Movie studios cannot collude to slash benefits to camera
crews to kindle a “spirit of amateurism” in Hollywood.

Justice Kavanaugh continues:

The bottom line is that the NCAA and its member colleges are suppressing the pay of student athletes who collectively generate billions of dollars in revenues for colleges every year. Those enormous sums of money flow to seemingly everyone except the student athletes. College presidents, athletic directors, coaches, conference commissioners, and NCAA executives take in six- and seven-figure salaries. Colleges build lavish new facilities. But the student athletes who generate the revenues, many of whom
are African American and from lower-income backgrounds,
end up with little or nothing.

Everyone agrees that the NCAA can require student athletes to be enrolled students in good standing. But the NCAA’s business model of using unpaid student athletes to generate billions of dollars in revenue for the colleges raises serious questions under the antitrust laws. In particular, it is highly questionable whether the NCAA and its member colleges can justify not paying student athletes a fair share of the revenues on the circular theory that the defining characteristic of college sports is that the colleges do not pay student athletes. And if that asserted justification is unavailing, it is not clear how the NCAA can legally defend its
remaining compensation rules.

Justice Kavanaugh outlines how these issues can be resolved outside the realm of litigation. Legislation is one avenue, and we might see his concurring opinion used to justify further NIL laws like those set to go into effect in a few weeks. Justice Kavanaugh also outlines how colleges and student-athletes could collectively bargain over these issues, much like unions do in traditional employer-employee situations.

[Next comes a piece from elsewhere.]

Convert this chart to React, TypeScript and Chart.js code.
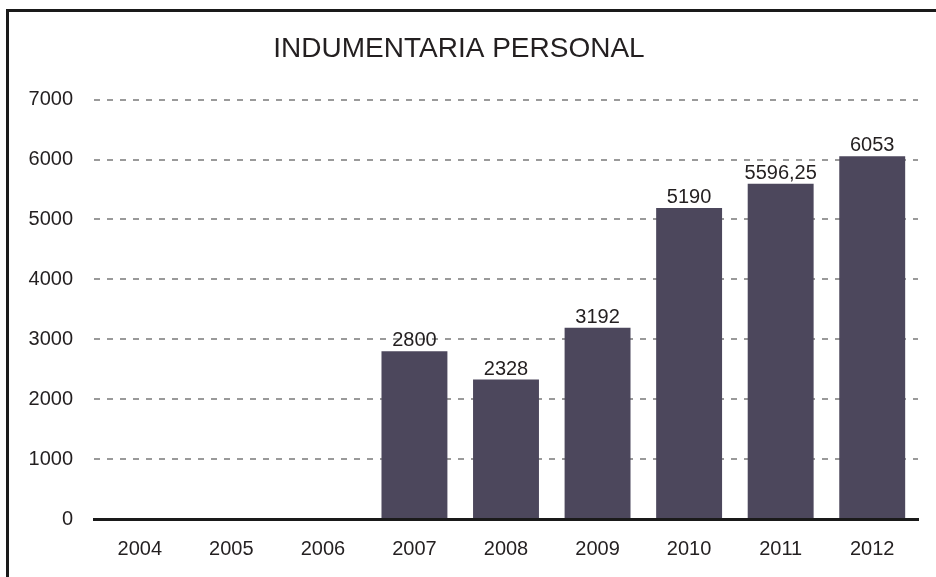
import React, { useEffect, useRef } from "react";
import { Chart, registerables } from "chart.js";

Chart.register(...registerables);

const categories = ["2004", "2005", "2006", "2007", "2008", "2009", "2010", "2011", "2012"];
const values: (number | null)[] = [null, null, null, 2800, 2328, 3192, 5190, 5596.25, 6053];
const yTicks = [0, 1000, 2000, 3000, 4000, 5000, 6000, 7000];
const title = "INDUMENTARIA PERSONAL";

const FONT = "'Liberation Sans', Arial, sans-serif";
const TEXT = "#231f20";

const valueLabels = {
  id: "valueLabels",
  afterDatasetsDraw(chart: any) {
    const ctx = chart.ctx;
    const meta = chart.getDatasetMeta(0);
    ctx.save();
    ctx.font = `20px ${FONT}`;
    ctx.fillStyle = TEXT;
    ctx.textAlign = "center";
    ctx.textBaseline = "alphabetic";
    meta.data.forEach((bar: any, i: number) => {
      const v = values[i];
      if (v == null) return;
      const txt = String(v).replace(".", ",");
      ctx.fillText(txt, bar.x, bar.y - 5);
    });
    ctx.restore();
  },
};

export default function App() {
  const ref = useRef<HTMLCanvasElement | null>(null);
  useEffect(() => {
    if (!ref.current) return;
    const chart = new Chart(ref.current, {
      type: "bar",
      data: {
        labels: categories,
        datasets: [
          {
            data: values,
            backgroundColor: "#4c475c",
            borderWidth: 0,
            barPercentage: 0.72,
            categoryPercentage: 1,
          },
        ],
      },
      options: {
        responsive: false,
        animation: false,
        layout: { padding: { left: 0, right: 18, top: 0, bottom: 0 } },
        plugins: {
          legend: { display: false },
          tooltip: { enabled: false },
          title: {
            display: true,
            text: title,
            color: TEXT,
            font: { family: FONT, size: 28, weight: "normal" },
            padding: { top: 32, bottom: 34 },
          },
        },
        scales: {
          x: {
            grid: { display: false, drawTicks: false },
            border: { display: true, color: "#1a1a1a", width: 3 },
            ticks: { color: TEXT, font: { family: FONT, size: 20 }, padding: 18 },
            afterFit: (s: any) => {
              s.height = 58;
            },
          },
          y: {
            min: 0,
            max: 7000,
            afterBuildTicks: (s: any) => {
              s.ticks = yTicks.map((v) => ({ value: v }));
            },
            grid: {
              drawTicks: false,
              color: (c: any) => (c.tick && c.tick.value === 0 ? "rgba(0,0,0,0)" : "#9a9a9a"),
              lineWidth: 2,
            },
            border: { display: false, dash: [6, 7] },
            ticks: {
              color: TEXT,
              font: { family: FONT, size: 20 },
              padding: 21,
              callback: (v: any) => String(v),
            },
            afterFit: (s: any) => {
              s.width = 94;
            },
          },
        },
      },
      plugins: [valueLabels],
    });
    return () => chart.destroy();
  }, []);

  return (
    <div style={{ position: "fixed", left: 0, top: 0, width: 936, height: 577, overflow: "hidden", background: "#fff" }}>
      <div
        style={{
          position: "absolute",
          left: 6,
          top: 9,
          width: 1000,
          height: 700,
          borderLeft: "3px solid #1a1a1a",
          borderTop: "3px solid #1a1a1a",
        }}
      />
      <canvas ref={ref} width={936} height={577} style={{ position: "absolute", left: 0, top: 0 }} />
    </div>
  );
}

Justice Kavanaugh closes with both some flowery language, and a direct warning to the NCAA:

To be sure, the NCAA and its member colleges maintain
important traditions that have become part of the fabric of
America—game days in Tuscaloosa and South Bend; the
packed gyms in Storrs and Durham; the women’s and men’s
lacrosse championships on Memorial Day weekend; track
and field meets in Eugene; the spring softball and baseball
World Series in Oklahoma City and Omaha; the list goes
on. But those traditions alone cannot justify the NCAA’s
decision to build a massive money-raising enterprise on the
backs of student athletes who are not fairly compensated.
Nowhere else in America can businesses get away with
agreeing not to pay their workers a fair market rate on the
theory that their product is defined by not paying their
workers a fair market rate. And under ordinary principles
of antitrust law, it is not evident why college sports should
be any different. The NCAA is not above the law.

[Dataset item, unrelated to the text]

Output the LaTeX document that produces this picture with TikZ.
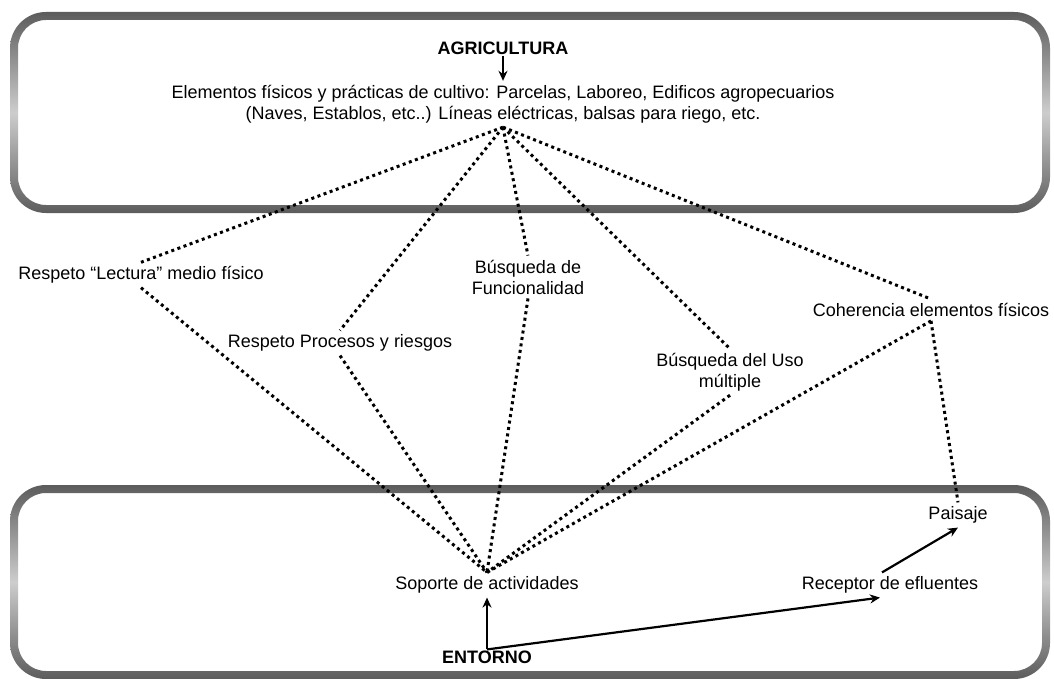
\documentclass[tikz,border=0pt]{standalone}
\usepackage{fontspec}
\setmainfont{Liberation Sans}
\usetikzlibrary{arrows.meta}
\definecolor{framedark}{RGB}{92,92,92}
\definecolor{framelight}{RGB}{205,205,205}
\begin{document}
\begin{tikzpicture}[x=1pt,y=-1pt,
        panel/.style={top color=framedark,bottom color=framedark,middle color=framelight,even odd rule},
        txt/.style={font=\fontsize{18}{21}\selectfont,inner sep=4pt,align=center},
        heading/.style={font=\fontsize{18}{21}\selectfont\bfseries,inner sep=1pt},
        tie/.style={line width=3pt,dash pattern=on 3pt off 3.5pt},
        flow/.style={-{Stealth[length=10pt,width=9pt]},line width=2.2pt},]
        \useasboundingbox (0,0) rectangle (1054,679);
        % the two frames
        \shade[panel] [rounded corners=36pt] (10,12) rectangle (1050,213) [rounded corners=28pt] (18,20) rectangle (1042,205);
        \shade[panel] [rounded corners=36pt] (10,485) rectangle (1050,679) [rounded corners=28pt] (18,493) rectangle (1042,671);
        \node[heading] (agri) at (503,48) {AGRICULTURA};
        \node[txt] (elem) at (503,104) {Elementos físicos y prácticas de cultivo: Parcelas, Laboreo, Edificos agropecuarios\\(Naves, Establos, etc..) Líneas eléctricas, balsas para riego, etc.};
        \node[txt] (lectura) at (141,275) {Respeto “Lectura” medio físico};
        \node[txt] (procesos) at (340,343) {Respeto Procesos y riesgos};
        \node[txt] (funcion) at (528,277) {Búsqueda de\\Funcionalidad};
        \node[txt] (uso) at (730,372) {Búsqueda del Uso\\múltiple};
        \node[txt] (coherencia) at (931,310) {Coherencia elementos físicos};
        \node[txt] (paisaje) at (958,515) {Paisaje};
        \node[txt] (soporte) at (487,585) {Soporte de actividades};
        \node[txt] (receptor) at (890,585) {Receptor de efluentes};
        \node[heading] (entorno) at (487,657) {ENTORNO};
        \draw[flow] (agri) -- (elem);
        \foreach \n in {lectura,procesos,funcion,uso,coherencia} {
            \draw[tie] (elem.south) -- (\n.north);
            \draw[tie] (\n.south) -- (soporte.north);
        }
        \draw[tie] (coherencia.south) -- (paisaje.north);
        \draw[flow] (entorno.north) -- (soporte.south);
        \draw[flow] (entorno.north) -- ([xshift=-10pt]receptor.south);
        \draw[flow] ([xshift=-8pt]receptor.north) -- (paisaje.south);
\end{tikzpicture}
\end{document}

The NCAA is not above the law.

So where do we go from here? Again, the decision in Alston involves education-related expenses, and the Supreme Court did not entertain other means of compensation are, or are not, permissible. But at least one Supreme Court Justice, Justice Kavanaugh, seems highly skeptical that other means of restricting compensation to student-athletes is valid under Federal Antitrust law. And as Justice Gorsuch stated in the opinion of the Court — and Justice Kavanaugh then examined in part — the NCAA’s compensation rules might not satisfy the “rule of reason” standard. This likely opens the door to future challenges, and Justice Kavanaugh’s concurring opinion is the roadmap that will be used going forward.

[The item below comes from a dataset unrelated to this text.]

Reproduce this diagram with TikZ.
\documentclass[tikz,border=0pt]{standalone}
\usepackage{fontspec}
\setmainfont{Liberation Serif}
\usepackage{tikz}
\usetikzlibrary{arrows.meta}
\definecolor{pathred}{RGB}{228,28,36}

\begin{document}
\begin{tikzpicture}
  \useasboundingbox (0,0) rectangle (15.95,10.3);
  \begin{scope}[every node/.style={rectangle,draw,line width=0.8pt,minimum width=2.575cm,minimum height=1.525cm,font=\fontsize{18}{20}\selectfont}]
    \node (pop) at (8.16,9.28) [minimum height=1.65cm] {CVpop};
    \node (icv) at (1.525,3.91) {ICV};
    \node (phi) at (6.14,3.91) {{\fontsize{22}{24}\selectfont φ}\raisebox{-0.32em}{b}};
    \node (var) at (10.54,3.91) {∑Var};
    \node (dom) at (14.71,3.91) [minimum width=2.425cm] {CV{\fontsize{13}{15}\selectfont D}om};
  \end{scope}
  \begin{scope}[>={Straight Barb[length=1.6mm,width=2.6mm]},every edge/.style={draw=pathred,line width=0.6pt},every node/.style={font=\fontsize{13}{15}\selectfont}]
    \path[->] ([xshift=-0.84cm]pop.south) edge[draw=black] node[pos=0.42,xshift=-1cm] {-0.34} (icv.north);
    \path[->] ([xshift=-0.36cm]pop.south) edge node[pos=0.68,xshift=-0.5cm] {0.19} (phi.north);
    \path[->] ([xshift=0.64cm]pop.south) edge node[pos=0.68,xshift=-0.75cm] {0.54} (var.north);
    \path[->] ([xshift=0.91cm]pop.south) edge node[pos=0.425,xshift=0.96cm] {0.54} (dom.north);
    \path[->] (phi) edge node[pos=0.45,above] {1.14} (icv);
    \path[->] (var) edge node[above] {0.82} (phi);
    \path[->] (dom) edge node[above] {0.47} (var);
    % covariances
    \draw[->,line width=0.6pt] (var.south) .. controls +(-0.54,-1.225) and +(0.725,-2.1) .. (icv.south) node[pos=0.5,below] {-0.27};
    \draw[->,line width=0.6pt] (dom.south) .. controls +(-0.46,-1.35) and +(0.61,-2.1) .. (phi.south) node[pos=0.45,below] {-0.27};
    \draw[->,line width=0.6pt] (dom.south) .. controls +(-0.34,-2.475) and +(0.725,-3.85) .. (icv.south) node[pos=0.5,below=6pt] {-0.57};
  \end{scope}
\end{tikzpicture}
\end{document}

The next thing to watch in the ongoing debate over student-athlete compensation? Whether the NCAA tries to stop any of the NIL legislation from going into effect on July 1st. They may very well try to enjoin those states from putting those laws into effect, but you can bet that if they do try such an action, This opinion — and in particular Justice Kavanaugh’s concurring opinion — will be used against them.